Par ce verset final du 5e chapitre de son Evangile, Matthieu nous renvoie au grand «Code de sainteté » du Lévitique (ch. 17 à 26): «Soyez saints car moi, le Seigneur, votre Dieu, je suis saint » (Lv 19,2).
Dieu choisit le peuple d'Israël pour révéler son Nom aux hommes. Ce choix entrains pour lui une exigence morale. Il est mis à part et appelé à se sanctifier en toutes ses actions, afin de manifester aux yeux des nations la sainteté de son Dieu. La « sanctification du Nom », par les plus humbles gestes de la vie quotidienne, constitue l'attitude fondamentale du peuple juif.
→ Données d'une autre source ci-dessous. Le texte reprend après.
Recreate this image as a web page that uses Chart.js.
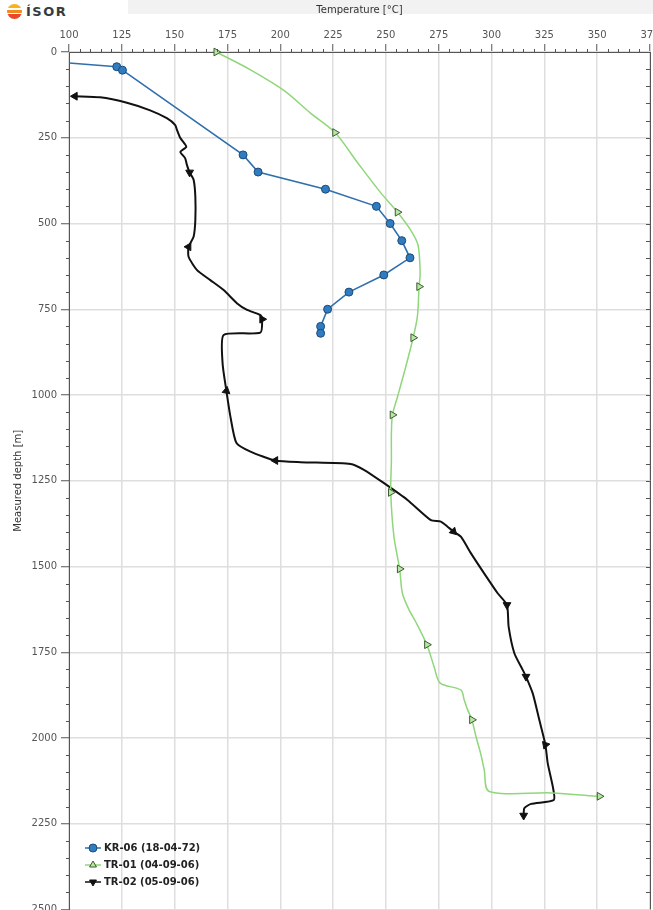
<!DOCTYPE html>
<html>
<head>
<meta charset="utf-8">
<script src="https://cdn.jsdelivr.net/npm/chart.js@4.4.1/dist/chart.umd.min.js"></script>
<style>
  html, body { margin: 0; padding: 0; background: #fff; overflow: hidden; }
  #wrap { position: relative; width: 653px; height: 910px; overflow: hidden; }
  #band { position: absolute; left: 128px; top: 0; width: 525px; height: 14px; background: #f2f2f2; }
  #logo { position: absolute; left: 7px; top: 4px; display: flex; align-items: center;
          font: bold 13px "DejaVu Sans", sans-serif; color: #3a3a3a; letter-spacing: 1.5px; }
  #logo .dot { width: 15px; height: 15px; border-radius: 50%; margin-right: 4px;
          background: linear-gradient(to bottom, #f9b21c 0 30%, #fff 30% 38%, #f38a1c 38% 62%, #fff 62% 70%, #e9482a 70% 100%); }
  #freqChart { position: absolute; left: 0; top: 0; }
</style>
</head>
<body>
<div id="wrap">
  <div id="band"></div>
  <div id="logo"><span class="dot"></span>ÍSOR</div>
  <canvas id="freqChart" width="680" height="940"></canvas>
</div>
<script>
// KR-06 (18-04-72)
const kr06Temp  = [100, 122.6, 125.3, 182.4, 189.5, 221.4, 245.5, 252.0, 257.5, 261.4, 249.0, 232.5, 222.4, 219.1, 219.1];
const kr06Depth = [32, 43, 53, 300, 350, 400, 450, 500, 550, 600, 650, 700, 750, 800, 820];

// TR-01 (04-09-06)
const tr01Temp  = [169.7, 185.9, 201.7, 214.3, 225.9, 236.5, 247.5, 255.5, 261.8, 265.2, 266.2, 265.7, 264.9, 262.9,
                   258.6, 255.5, 253.1, 252.6, 252.6, 252.3, 253.8, 256.5, 257.8, 261.0, 264.1, 269.4, 272.8, 275.7,
                   285.5, 287.0, 288.7, 290.7, 292.6, 295.0, 296.5, 298.9, 328.2, 351.1];
const tr01Depth = [0, 52, 112, 178, 235, 322, 410, 467, 520, 563, 645, 684, 771, 833,
                   936, 1005, 1058, 1112, 1190, 1284, 1413, 1507, 1578, 1627, 1661, 1728, 1792, 1840,
                   1860, 1888, 1918, 1947, 1995, 2049, 2092, 2156, 2160, 2170];

// TR-02 (05-09-06)
const tr02Temp  = [102.8, 114.7, 127.4, 138.4, 146.3, 150.3, 151.1, 152.7, 155.5, 152.7, 155.0, 155.8, 157.1, 159.0,
                   159.8, 159.8, 159.0, 156.6, 156.6, 160.6, 166.9, 173.2, 179.6, 184.3, 190.6, 191.4, 190.6, 173.2,
                   172.7, 174.5, 176.4, 179.2, 185.9, 197.7, 209.6, 233.3, 239.6, 249.1, 260.2, 271.3, 276.0, 279.2,
                   282.0, 285.5, 290.2, 296.5, 302.9, 307.3, 308.1, 310.8, 314.8, 316.3, 319.5, 322.6, 325.5, 326.6,
                   329.0, 329.5, 318.7, 315.5, 315.2];
const tr02Depth = [129, 132, 148, 170, 193, 213, 227, 251, 276, 291, 310, 329, 351, 373,
                   422, 490, 538, 568, 597, 636, 665, 694, 733, 752, 767, 779, 818, 825,
                   908, 988, 1063, 1139, 1165, 1191, 1196, 1201, 1218, 1257, 1306, 1365, 1369, 1384,
                   1398, 1413, 1461, 1520, 1578, 1612, 1676, 1753, 1802, 1821, 1870, 1947, 2020, 2074,
                   2142, 2181, 2192, 2205, 2226];

const seriesLabels = ['KR-06 (18-04-72)', 'TR-01 (04-09-06)', 'TR-02 (05-09-06)'];

// marker placement / orientation
const tr01Marks = [0, 4, 7, 11, 13, 16, 19, 21, 25, 31, 37];
const tr02Marks = { 0: 270, 12: 180, 17: 270, 25: 90, 29: 250, 33: 270, 42: 135, 47: 180, 51: 180, 54: 200, 60: 180 };

const toXY = (xs, ys) => xs.map((v, i) => ({ x: v, y: ys[i] }));
const FONT = '"DejaVu Sans", sans-serif';

const extras = {
  id: 'extras',
  afterDraw(chart) {
    const { ctx, scales: { x, y }, chartArea: a } = chart;
    ctx.save();
    ctx.strokeStyle = '#555';
    ctx.lineWidth = 1;
    ctx.beginPath();
    for (let t = 100; t <= 375; t += 5) {
      if (t % 25 === 0) continue;
      const px = Math.round(x.getPixelForValue(t)) + 0.5;
      ctx.moveTo(px, a.top); ctx.lineTo(px, a.top - 3);
    }
    for (let d = 0; d <= 2500; d += 50) {
      const py = Math.round(y.getPixelForValue(d)) + 0.5;
      if (d % 250 !== 0) { ctx.moveTo(a.left, py); ctx.lineTo(a.left - 3, py); }
      ctx.moveTo(a.right, py); ctx.lineTo(a.right - 4, py);
    }
    ctx.moveTo(Math.round(a.right) + 0.5, a.top);
    ctx.lineTo(Math.round(a.right) + 0.5, a.bottom);
    ctx.stroke();

    // legend
    const rows = [848, 865, 882];
    const rot = [0, 0, 180];
    chart.data.datasets.forEach((ds, i) => {
      const yy = rows[i];
      ctx.strokeStyle = ds.borderColor;
      ctx.lineWidth = 1.5;
      ctx.beginPath(); ctx.moveTo(85, yy); ctx.lineTo(101, yy); ctx.stroke();
      ctx.fillStyle = ds.pointBackgroundColor;
      ctx.strokeStyle = ds.pointBorderColor;
      ctx.lineWidth = 1;
      Chart.helpers.drawPoint(ctx, { pointStyle: ds.pointStyle, radius: 4, rotation: rot[i], borderWidth: 1 }, 93, yy);
      ctx.fillStyle = '#222';
      ctx.font = 'bold 10px ' + FONT;
      ctx.textBaseline = 'middle';
      ctx.fillText(seriesLabels[i], 104, yy + 0.5);
    });
    ctx.restore();
  }
};

new Chart(document.getElementById('freqChart'), {
  type: 'scatter',
  data: {
    datasets: [
      {
        label: seriesLabels[0],
        data: toXY(kr06Temp, kr06Depth),
        showLine: true,
        borderColor: '#2f6fae',
        borderWidth: 1.6,
        pointStyle: 'circle',
        pointBackgroundColor: '#2f7cc0',
        pointBorderColor: '#1c4a78',
        pointBorderWidth: 1,
        pointRadius: kr06Temp.map((v, i) => i === 0 ? 0 : 4),
        clip: false
      },
      {
        label: seriesLabels[1],
        data: toXY(tr01Temp, tr01Depth),
        showLine: true,
        tension: 0.3,
        borderColor: '#8fd77a',
        borderWidth: 1.5,
        pointStyle: 'triangle',
        pointRotation: 90,
        pointBackgroundColor: '#b8e6a4',
        pointBorderColor: '#3d5c33',
        pointBorderWidth: 1,
        pointRadius: tr01Temp.map((v, i) => tr01Marks.includes(i) ? 4.5 : 0),
        clip: false
      },
      {
        label: seriesLabels[2],
        data: toXY(tr02Temp, tr02Depth),
        showLine: true,
        tension: 0.2,
        borderColor: '#111111',
        borderWidth: 2,
        pointStyle: 'triangle',
        pointRotation: tr02Temp.map((v, i) => tr02Marks[i] || 0),
        pointBackgroundColor: '#111111',
        pointBorderColor: '#111111',
        pointBorderWidth: 1,
        pointRadius: tr02Temp.map((v, i) => (i in tr02Marks) ? 4.5 : 0),
        clip: false
      }
    ]
  },
  options: {
    responsive: false,
    animation: false,
    layout: { padding: { left: 0, top: 0, right: 30, bottom: 30.5 } },
    plugins: { legend: { display: false }, tooltip: { enabled: false } },
    scales: {
      x: {
        type: 'linear',
        position: 'top',
        min: 100,
        max: 375,
        ticks: { stepSize: 25, color: '#555', font: { family: FONT, size: 10 }, padding: 3, maxRotation: 0 },
        grid: { color: '#dedede', lineWidth: 1.5, tickLength: 8, tickColor: '#555', tickWidth: 1 },
        border: { color: '#555', width: 1 },
        title: { display: true, text: 'Temperature [°C]', color: '#333', font: { family: FONT, size: 10 }, padding: { top: 4, bottom: 0 } },
        afterFit(s) { s.height = 52; }
      },
      y: {
        type: 'linear',
        reverse: true,
        min: 0,
        max: 2500,
        ticks: { stepSize: 250, color: '#555', font: { family: FONT, size: 10 }, padding: 4, format: { useGrouping: false } },
        grid: { color: '#dedede', lineWidth: 1.5, tickLength: 8, tickColor: '#555', tickWidth: 1 },
        border: { color: '#555', width: 1 },
        title: { display: true, text: 'Measured depth [m]', color: '#333', font: { family: FONT, size: 10 }, padding: { top: 12, bottom: 0 } },
        afterFit(s) { s.width = 69; }
      }
    }
  },
  plugins: [extras]
});
</script>
</body>
</html>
C'est bien à cet enseignement traditionnel que Matthieu se réfère (Mt 5,16-17-18), et c'est sur ce fond de tableau que nous devons entendre résonner les conseils de Jésus sur l'attitude à l'égard du méchant.
« Vous avez entendu qu'Il a été dit: "Oeil pour oeil et dent pour dent"».
Cette loi, déjà mentionnée dans le code d'Hammourabi (environ 1750 av. J.-C.) et qui était appliquée matériellement, est reprise par la tradition biblique pour mettre fin aux excès d'arbitraires de la vengeance de sang,et assurer une compensation pour toute injustice commise envers quelqu'un.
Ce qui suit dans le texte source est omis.